Adiabatic Solutions in General Relativity as Null Geodesics on the Space of Boundary Diffeomorphisms

TL;DR

This paper describes a novel geometric approach to solutions in general relativity, representing slow-time evolutions as null geodesics on the space of boundary diffeomorphisms, with implications for understanding boundary data and constraints.

Contribution

It introduces a new description of adiabatic solutions in general relativity as null geodesics on boundary diffeomorphism space, linking boundary data to bulk solutions.

Findings

Solutions form null geodesics on boundary diffeomorphism space

Hamiltonian constraint reduces to Monge-Ampere equation in 2+1 dimensions

Lagrangian generalizes covariant continuum mechanics Lagrangian

Abstract

We use a trick similar to Weinberg's for adiabatic modes, in a Manton approximation for general relativity on manifolds with spatial boundary. This results in a description of the slow-time dependent solutions as null geodesics on the space of boundary diffeomorphisms, with respect to a metric we prove to be composed solely of the boundary data.
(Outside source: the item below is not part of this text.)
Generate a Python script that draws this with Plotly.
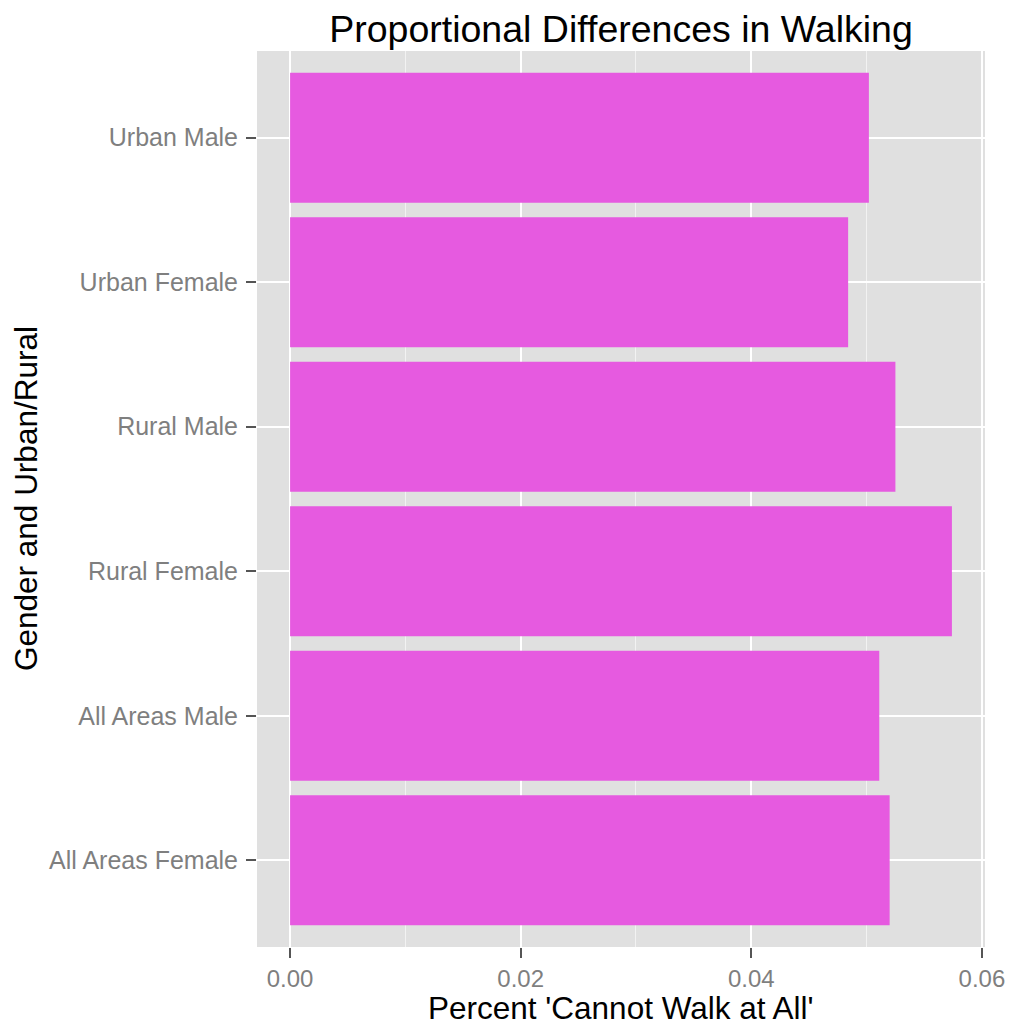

We show how the solutions in the bulk space is determined with the constraints of general relativity. To give our description a larger perspective, we furthermore identify our resulting Lagrangian as a generalized version of the covariantized Lagrangian for continuum mechanics. We study the cases of 3+1 and 2+1 dimensions and show for the solutions we propose, the Hamiltonian constraint becomes the real homogeneous Monge-Ampere equation in the special case of two spatial dimensions.